The instant YouGov opinion poll of the audience awarded victory to Nigel Farage. 57% thought the Ukip leader performed better; 36% called it for Nick Clegg. The rest didn’t know.
That may well reflect the underlying suspicion of the European Union that seems to be an immovable feature of British public opinion. In that respect, Clegg had the tougher gig in defending the “in” cause – standing up for a proposition endorsed by a despised political establishment. Farage needed to articulate popular resentment of the EU. His strength was in expressing that view with a degree of measured authority. He didn’t, for the most part, come across as foam-flecked maniac. He came close on a couple of occasions. (And his assertion at the end of the debate that the EU has “blood on its hands” in Ukraine stands out as a moment of intellectual depravity. Taking the Kremlin line verbatim is not a good look for any leader of a British political party.)
Clegg got off to shaky start. That was chiefly because the first question was the toughest one he had to face – why not have a referendum and why not have one now? Farage won that exchange by making the simple assertion that many pro-Europeans don’t like to ask voters the big question because they are afraid of the answer. And that, of course, is sadly true.
It was only once the Lib Dem leader got into the economic arguments and the question of cross-border policing that he got into his stride.
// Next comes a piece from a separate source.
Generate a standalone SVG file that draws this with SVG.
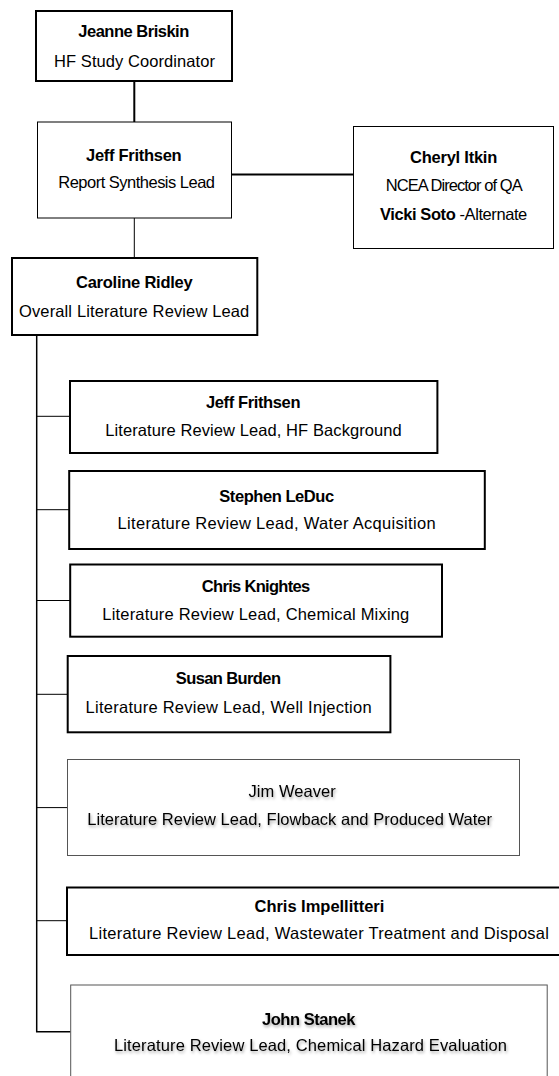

His strategy was to ram home the line that jobs would be at stake if Britain “pulls up the drawbridge” and to keep the debate for the most part technical – his refrain about “sticking to facts” seems deliberately calibrated to steer the conversation away from emotional rhetoric. He knows on that level the pro-EU case is much harder to make in a way that resonates. He allowed himself a touchy-feely excursion on gay marriage and the democratising power of EU enlargement and those were some of his strongest moments.
It seemed to me that, taken as a whole, Clegg had more pace and poise during the debate, while Farage had moments of great effectiveness punctuated by sweaty and intemperate interludes. But the audience verdict was less generous to the deputy Prime Minister.
Still, the Lib Dems I’ve spoken to so far seem genuinely pleased with the outcome. They wryly point out that Clegg hasn’t polled 36% in anything recently, so he goes home a winner in that respect. It is worth noting that in his closing statement, the Lib Dem leader quite explicitly asked pro-Europeans to lend him their votes in May’s European parliamentary election. This, ultimately, is the point of the exercise. His message: you may not like me or the Lib Dems but in this particular race we are the only way to express support for Britain’s EU membership. (I looked into Lib Dem thinking on this point in more detail here.)
For Farage, the purpose of the exercise was to establish Ukip as a significant player in national politics whose leader debates on equal terms with top government ministers. He needed to retain some of the irreverence and forthright language that makes voters think of him as an outsider, while also presenting sufficient substance when standing next to the Deputy Prime Minister. By and large, he pulled that off. There will have been a few Tory MPs watching and listening tonight, asking themselves why David Cameron can’t bring himself to say some of the things the Ukip leader was saying. The main message that Farage’s team wants to project is that their man put himself “at the head of the Eurosceptic movement” in Britain. And he probably did; just as Clegg effectively projected himself as head of the pro-EU side of the debate. That’s what they each wanted. In all likelihood, very few minds were changed yet both sides go home satisfied.